Reflecting on sea, sky and weather

Weather
© Betty Butler, Extreme Weather, Digital Art, 2017

Extreme Weather (above) portrays threatening storm clouds that open, not to the sky, but to the sea. I hope to visually explore the concept that the atmosphere and ocean are inescapably bound together. The grayish-purple boarder with moving dots, could even represent molecules of H2O, transforming from a liquid to a vaporous state, as they rise from bodies of water to the sky. I trust that you will find this image visually satisfying as well as thought provoking.

Rising concentrations of carbon dioxide are warming the atmosphere. This increase in temperature results in  higher evaporation rates, which in turn allows more moisture to be absorbed into the atmosphere. Consequently, we are experiencing stronger storms with heavier rainfall amounts.

Although climate change is not the cause of hurricanes, a small increase in the average temperature of the Atlantic Ocean and the Gulf of Mexico (which has happened this year) can increase their rainfall and strength. We are sadly reminded of this, as we witness the record braking destructiveness of Harvey and Irma.

Print juried into Koehnline Museum of Art exhibit

weather
© Betty Butler, Coral Grief, Digital collage, 2017

I am honored that Coral Grief (above) has been accepted into the exhibition, “Women and Anger: Resistance, Power and Inspiration” at the Koehnline Museum of Art. The jury was seeking art that made a statement concerning recent push backs in political gains made by and for women, other marginalized groups and the environment. My art print Coral Grief, addresses the environmental challenge posed by the world-wide bleaching and dying of coral reefs.

  • Koehnline Museum of Art, Oakton Community College
  • 1600 East Golf Road, Des Plaines, IL, 60016
  •  Reception: Thursday, September 28 from 5 – 8PM
  •  Exhibit runs through Friday, October 20, 2017

Climate change and the oceans: one artist’s response

Climate change digital art print
© Betty Butler, Coastal Question, Digital collage art print, 2017                                                      

I have been thinking a lot about social issues since we have entered this new era in American political life. My special concern rests with climate change and its impact on the oceans. As the polar ice caps warm at an alarming rate, populations plan to evacuate island homes and Miami Beach experiences ‘sunshine’ flooding, climate change deniers abound.

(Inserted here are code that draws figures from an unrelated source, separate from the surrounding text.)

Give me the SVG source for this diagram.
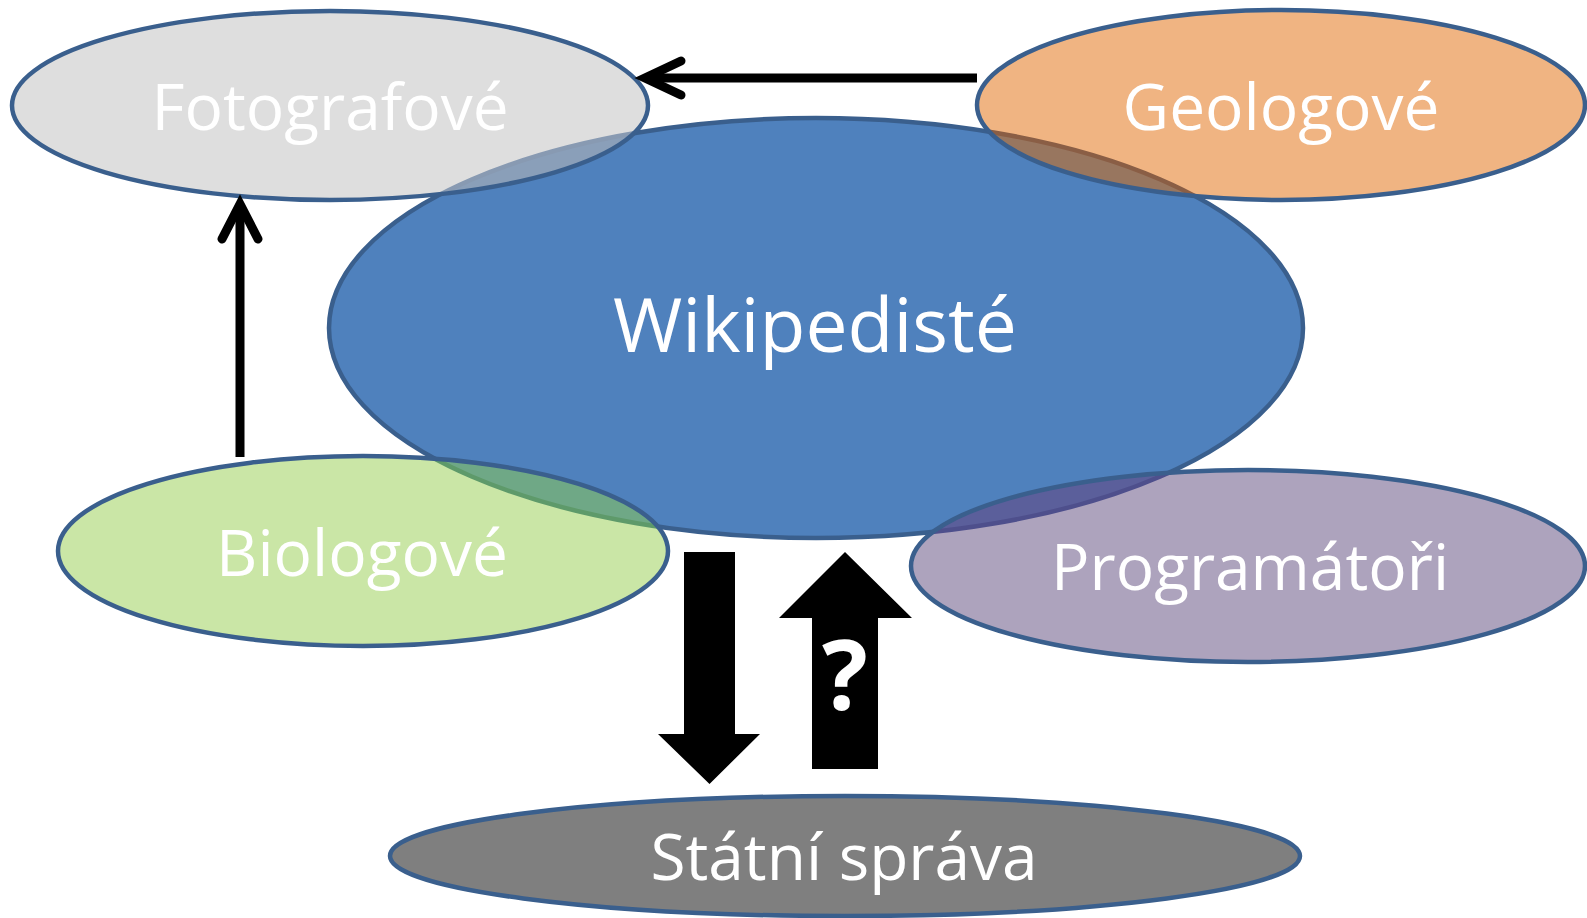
<svg xmlns="http://www.w3.org/2000/svg" width="1587" height="918" viewBox="0 0 1587 918">
<style>
.el{stroke:#3a5f8d;stroke-width:4.5}
.lbl{font-family:"Open Sans","Liberation Sans",sans-serif;fill:#ffffff;text-anchor:middle;font-size:64px}
.conn{stroke:#000;stroke-width:9;fill:none}
.head{stroke:#000;stroke-width:9;fill:none;stroke-linecap:round;stroke-linejoin:miter}
</style>
<defs>
<clipPath id="cFoto"><ellipse cx="330" cy="105.5" rx="318" ry="94.5"/></clipPath>
<clipPath id="cGeo"><ellipse cx="1281" cy="105" rx="304" ry="95"/></clipPath>
<clipPath id="cBio"><ellipse cx="363" cy="551" rx="305" ry="95"/></clipPath>
<clipPath id="cProg"><ellipse cx="1248" cy="566" rx="337" ry="96"/></clipPath>
</defs>
<rect width="1587" height="918" fill="#ffffff"/>

<g id="wikipediste">
<ellipse class="el" cx="816" cy="328" rx="487" ry="210" fill="#4f81bd"/>
<text class="lbl" x="815" y="352" style="font-size:75px">Wikipedisté</text>
</g>

<g id="fotografove">
<ellipse cx="330" cy="105.5" rx="318" ry="94.5" fill="#dedede"/>
<ellipse cx="816" cy="328" rx="487" ry="210" fill="#8a9fb9" stroke="#889ab2" stroke-width="4.5" clip-path="url(#cFoto)"/>
<ellipse class="el" cx="330" cy="105.5" rx="318" ry="94.5" fill="none"/>
<text class="lbl" x="330" y="130">Fotografové</text>
</g>

<g id="geologove">
<ellipse cx="1281" cy="105" rx="304" ry="95" fill="#f0b482"/>
<ellipse cx="816" cy="328" rx="487" ry="210" fill="#98765f" stroke="#8a5e45" stroke-width="4.5" clip-path="url(#cGeo)"/>
<ellipse class="el" cx="1281" cy="105" rx="304" ry="95" fill="none"/>
<text class="lbl" x="1281" y="130">Geologové</text>
</g>

<g id="biologove">
<ellipse cx="363" cy="551" rx="305" ry="95" fill="#cae6a6"/>
<ellipse cx="816" cy="328" rx="487" ry="210" fill="#6fa886" stroke="#5e9a6a" stroke-width="4.5" clip-path="url(#cBio)"/>
<ellipse class="el" cx="363" cy="551" rx="305" ry="95" fill="none"/>
<text class="lbl" x="362" y="576">Biologové</text>
</g>

<g id="programatori">
<ellipse cx="1248" cy="566" rx="337" ry="96" fill="#ada3bd"/>
<ellipse cx="816" cy="328" rx="487" ry="210" fill="#5b5f9b" stroke="#4e4f8c" stroke-width="4.5" clip-path="url(#cProg)"/>
<ellipse class="el" cx="1248" cy="566" rx="337" ry="96" fill="none"/>
<text class="lbl" x="1250" y="590">Programátoři</text>
</g>

<g id="statni-sprava">
<ellipse class="el" cx="845" cy="856" rx="455" ry="60" fill="#7f7f7f"/>
<text class="lbl" x="844" y="880">Státní správa</text>
</g>

<g id="connectors">
<line class="conn" x1="977" y1="78" x2="648" y2="78"/>
<polyline class="head" points="681,61 645,78 681,95"/>
<line class="conn" x1="240" y1="457" x2="240" y2="207"/>
<polyline class="head" points="222,239 240,204 258,239"/>
<polygon points="684,552 735,552 735,734 760,734 709.5,784 658,734 684,734" fill="#000"/>
<polygon points="812,769 878,769 878,618 912,618 845,552 779,618 812,618" fill="#000"/>
<text x="845" y="710" style="font-family:'Open Sans','Liberation Sans',sans-serif;font-weight:bold;font-size:96px;fill:#fff;text-anchor:middle">?</text>
</g>
</svg>
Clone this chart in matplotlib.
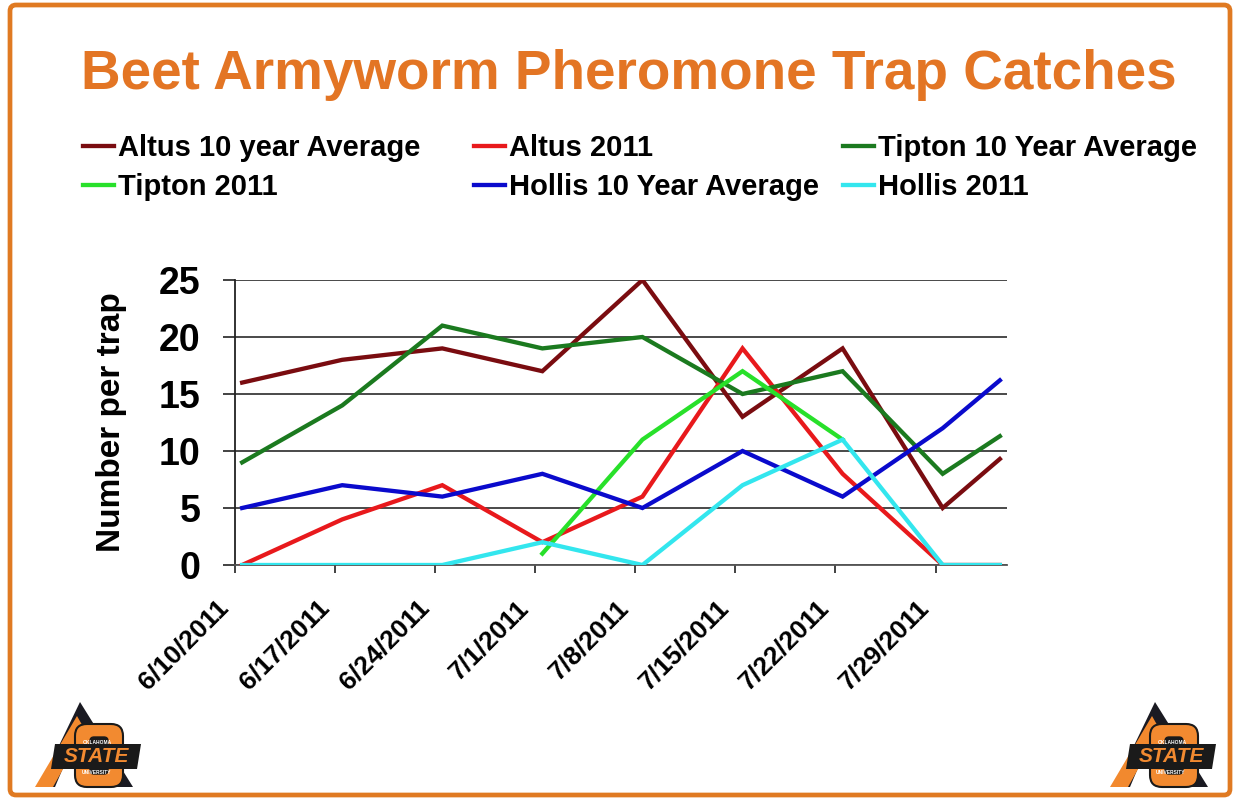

Recently my art has explored the beauty of shells and seashores; therefore I have naturally extended my concern to the oceans themselves. This new series, Abstract Ocean Art, continues to employ digital collage of my acrylic painting and photography. Although semi-abstract, elements of ocean imagery and the titles inform the viewer of various environmental issues.

It is a deep feeling of apprehension for our future that has brought me to delve into this new series.

Creating a warm haven

An image for the New Year

warm haven photomontage print
© Betty Butler, Sunrise Shore, digital collage

I love creating a warm haven in the midst of a bitterly cold winter – even if only in the 2D format of a digital collage. As I combined my photographs of seashells, dried seaweed, water, acrylic painting and lighting effects, an imagined beach began to form. Consequently, I was pleased to see the emergence of a sunrise within the shoreline itself. I am hoping this sunrise is an omen for us all to have an abundant and peaceful 2017.

Reflecting on my art

Digital collage of photography
Nautilus Beach, Digital collage, 18” x 18”

I have asked myself, why do I consistently use the rounded shapes of natural forms such as seashells and flowers as subject matter for my digital collages? In addition, I wonder why I am attracted to nature’s patterns in clouds and waves on water. I have concluded that not only is this subject matter beautiful, but it is calming and gives me peace. Of course, as an artist, I also seek an original perspective through color, line and form. Perhaps for me, combining both the meditative and the novel is the key to my motivation.